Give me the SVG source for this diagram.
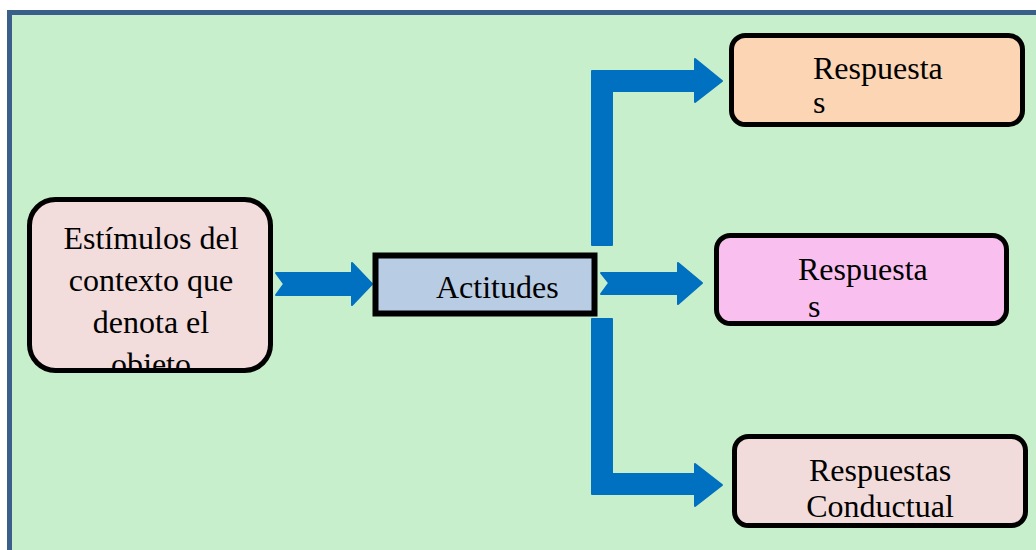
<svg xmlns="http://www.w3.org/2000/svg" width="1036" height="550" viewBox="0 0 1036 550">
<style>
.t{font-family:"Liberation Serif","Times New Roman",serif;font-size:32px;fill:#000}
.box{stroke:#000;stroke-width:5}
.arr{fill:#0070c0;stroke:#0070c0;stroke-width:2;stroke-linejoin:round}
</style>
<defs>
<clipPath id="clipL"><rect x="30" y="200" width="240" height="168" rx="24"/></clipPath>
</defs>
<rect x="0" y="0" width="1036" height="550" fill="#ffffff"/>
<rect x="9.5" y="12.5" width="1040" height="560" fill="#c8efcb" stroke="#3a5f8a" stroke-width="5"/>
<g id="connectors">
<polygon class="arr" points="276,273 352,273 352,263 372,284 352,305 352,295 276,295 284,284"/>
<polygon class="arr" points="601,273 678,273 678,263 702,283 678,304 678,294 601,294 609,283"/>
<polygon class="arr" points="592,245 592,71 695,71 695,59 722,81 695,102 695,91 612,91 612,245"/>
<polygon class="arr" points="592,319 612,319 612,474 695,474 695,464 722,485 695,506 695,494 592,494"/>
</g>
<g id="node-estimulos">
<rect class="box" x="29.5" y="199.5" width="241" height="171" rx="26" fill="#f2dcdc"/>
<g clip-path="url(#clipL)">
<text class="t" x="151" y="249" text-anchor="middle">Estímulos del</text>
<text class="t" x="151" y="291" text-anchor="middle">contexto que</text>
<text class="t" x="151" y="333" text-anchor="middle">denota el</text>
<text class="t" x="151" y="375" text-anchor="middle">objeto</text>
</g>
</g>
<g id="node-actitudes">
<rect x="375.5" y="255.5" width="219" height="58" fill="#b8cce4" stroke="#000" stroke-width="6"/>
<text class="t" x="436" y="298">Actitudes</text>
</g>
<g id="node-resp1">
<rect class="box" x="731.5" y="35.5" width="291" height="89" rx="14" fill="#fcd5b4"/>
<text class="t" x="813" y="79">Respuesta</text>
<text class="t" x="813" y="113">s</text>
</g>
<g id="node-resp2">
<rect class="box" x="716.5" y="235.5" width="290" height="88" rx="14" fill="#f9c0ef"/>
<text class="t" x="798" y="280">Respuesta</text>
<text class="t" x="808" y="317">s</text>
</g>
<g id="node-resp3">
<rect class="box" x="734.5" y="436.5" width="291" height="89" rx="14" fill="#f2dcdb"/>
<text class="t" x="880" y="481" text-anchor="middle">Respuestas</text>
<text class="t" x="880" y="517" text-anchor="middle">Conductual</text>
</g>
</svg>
* * * *
PROBLEM:
Give every line back word for word and leave the pictures out.

EXERCISE ANSWER:
Give me the SVG source for this diagram.
<svg xmlns="http://www.w3.org/2000/svg" width="1036" height="550" viewBox="0 0 1036 550">
<style>
.t{font-family:"Liberation Serif","Times New Roman",serif;font-size:32px;fill:#000}
.box{stroke:#000;stroke-width:5}
.arr{fill:#0070c0;stroke:#0070c0;stroke-width:2;stroke-linejoin:round}
</style>
<defs>
<clipPath id="clipL"><rect x="30" y="200" width="240" height="168" rx="24"/></clipPath>
</defs>
<rect x="0" y="0" width="1036" height="550" fill="#ffffff"/>
<rect x="9.5" y="12.5" width="1040" height="560" fill="#c8efcb" stroke="#3a5f8a" stroke-width="5"/>
<g id="connectors">
<polygon class="arr" points="276,273 352,273 352,263 372,284 352,305 352,295 276,295 284,284"/>
<polygon class="arr" points="601,273 678,273 678,263 702,283 678,304 678,294 601,294 609,283"/>
<polygon class="arr" points="592,245 592,71 695,71 695,59 722,81 695,102 695,91 612,91 612,245"/>
<polygon class="arr" points="592,319 612,319 612,474 695,474 695,464 722,485 695,506 695,494 592,494"/>
</g>
<g id="node-estimulos">
<rect class="box" x="29.5" y="199.5" width="241" height="171" rx="26" fill="#f2dcdc"/>
<g clip-path="url(#clipL)">
<text class="t" x="151" y="249" text-anchor="middle">Estímulos del</text>
<text class="t" x="151" y="291" text-anchor="middle">contexto que</text>
<text class="t" x="151" y="333" text-anchor="middle">denota el</text>
<text class="t" x="151" y="375" text-anchor="middle">objeto</text>
</g>
</g>
<g id="node-actitudes">
<rect x="375.5" y="255.5" width="219" height="58" fill="#b8cce4" stroke="#000" stroke-width="6"/>
<text class="t" x="436" y="298">Actitudes</text>
</g>
<g id="node-resp1">
<rect class="box" x="731.5" y="35.5" width="291" height="89" rx="14" fill="#fcd5b4"/>
<text class="t" x="813" y="79">Respuesta</text>
<text class="t" x="813" y="113">s</text>
</g>
<g id="node-resp2">
<rect class="box" x="716.5" y="235.5" width="290" height="88" rx="14" fill="#f9c0ef"/>
<text class="t" x="798" y="280">Respuesta</text>
<text class="t" x="808" y="317">s</text>
</g>
<g id="node-resp3">
<rect class="box" x="734.5" y="436.5" width="291" height="89" rx="14" fill="#f2dcdb"/>
<text class="t" x="880" y="481" text-anchor="middle">Respuestas</text>
<text class="t" x="880" y="517" text-anchor="middle">Conductual</text>
</g>
</svg>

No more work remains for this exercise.